Each International Geomagnetic Reference Field (IGRF) model released under the auspices of the International Association of Geomagnetism and Aeronomy comprises a secular variation component that describes the evolution of the main magnetic field anticipated for the 5 years to come. Every Gauss coefficient, up to spherical harmonic degree and order 8, is assumed to undergo its own independent linear evolution. With a mathematical model of the core magnetic field and its time rate of change constructed from geomagnetic observations at hand, a standard prediction of the secular variation (SV) consists of taking the time rate of change of each Gauss coefficient at the final time of analysis as the predicted rate of change.

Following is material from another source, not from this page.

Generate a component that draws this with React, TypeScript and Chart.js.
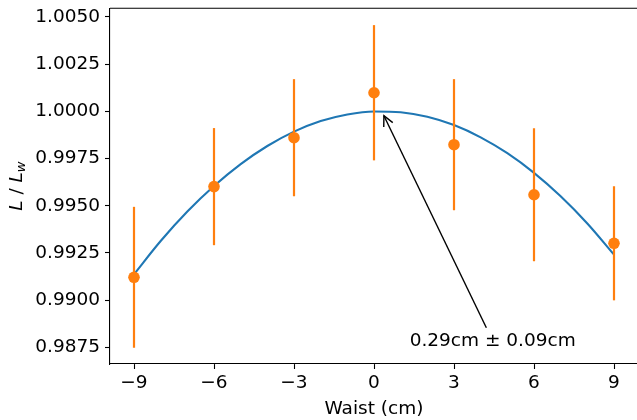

The last three generations of the IGRF have additionally witnessed a growing number of candidate SV models relying upon physics-based forecasts. This surge is motivated by satellite data that now span more than two decades and by the concurrent progress in the numerical modelling of Earth’s core dynamics. Satellite data reveal rapid (interannual) geomagnetic features whose imprint can be detrimental to the quality of the IGRF prediction. This calls for forecasting frameworks able to incorporate at least part of the processes responsible for short-term geomagnetic variations. In this letter, we perform a retrospective analysis of the performance of past IGRF SV models and candidates over the past 35 years; we emphasize that over the satellite era, the quality of the 5-year forecasts worsens at times of rapid geomagnetic changes. After the definition of the time scales that are relevant for the IGRF prediction exercise, we cover the strategies followed by past physics-based candidates, which we categorize into a “‘core–surface flow” family and a “dynamo” family, noting that both strategies resort to “input” models of the main field and its secular variation constructed from observations. We next review practical lessons learned from our previous attempts. Finally, we discuss possible improvements on the current state of affairs in two directions: the feasibility of incorporating rapid physical processes into the analysis on the one hand, and the accuracy and quantification of the uncertainty impacting input models on the other hand.